On May 8 and 9, Autodesk hosted our first annual North American Autodesk Expert Elite Summit in San Francisco. The Expert Elite program recognizes community members who make extraordinary contributions to our online and social communities. Members of the Expert Elite group are characterized by their regular and responsive participation in Autodesk’s discussion forums and social channels and advanced knowledge of the company and our products.
As part of the summit, I gave a presentation on Autodesk Labs and the Autodesk Beta program. You can download my PowerPoint slides.
Today I thought I would cull one slide, the process slide, and cover that.
Autodesk Labs
Autodesk Labs is wide open to the public. Labs technology previews have a start and end date. Having a fixed interval gives teams a window where they can get feedback, make a decision, and move to the next development effort. There are also Financial Accounting Standards Board (FASB) rules that prevent Autodesk from providing perpetual functionality outside of the Subscription program. So each technology preview has a built-in time-bomb. When time-bomb causes the functionality to expire, the team considers what to do as its next step. This could be holding another technology preview to get more feedback, retiring the technology for now, or making a non-expiring version available in the App Center or Subscription Center. Which step they take depends on the feedback they have received.
Autodesk Beta
Users are invited to Autodesk Beta under nondisclosure agreements. For beta, it's an iterative improvement process until a product is ready to ship. Teams post a build. Team get feedback. They make updates. They post a new build. The process repeats until there are no more changes to be made. The bar for deciding to "fix a defect" versus "defer it to a later release" raises as the release target date nears. This happens because anytime a team fixes something, they run the risk of breaking something else (see example). With your cooperation (thank you), teams want to mitigate that. As such, each defect resolution contains a proposed set of changes that gets reviewed as part of a bug fixing process. Fixes that are too risky, even though valuable to customers, get deferred to a later service pack or future release. The overall quality of the release is more important than any one defect correction. The fix/defer decision is made on a case by case basis at daily bug scrub meetings that have marketing, product management, software development, and quality assurance in attendance. It is truly a team effort.

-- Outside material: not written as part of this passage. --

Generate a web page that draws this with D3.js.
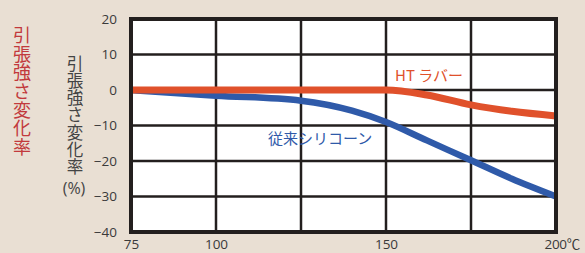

The iterative Beta process is unlike the Labs process which is more of a one-shot "let's see what we need to do next" process; however, both rely on customer feedback. That's where you come in. Between Labs and Beta. Thanks to your expertise:
- Teams don't waste time and money on technologies you don't care about.
- Teams release higher quality products that handle real world data that they couldn't test without you.
The up side on defect correction is that the bar raises as the release date nears, so the earlier a defect is identified, the better chance it has of being corrected. That's why early participation in Beta programs is key. That's why participation in Labs technology previews is key -- sooner is better than later.
A process comparison is alive in the lab.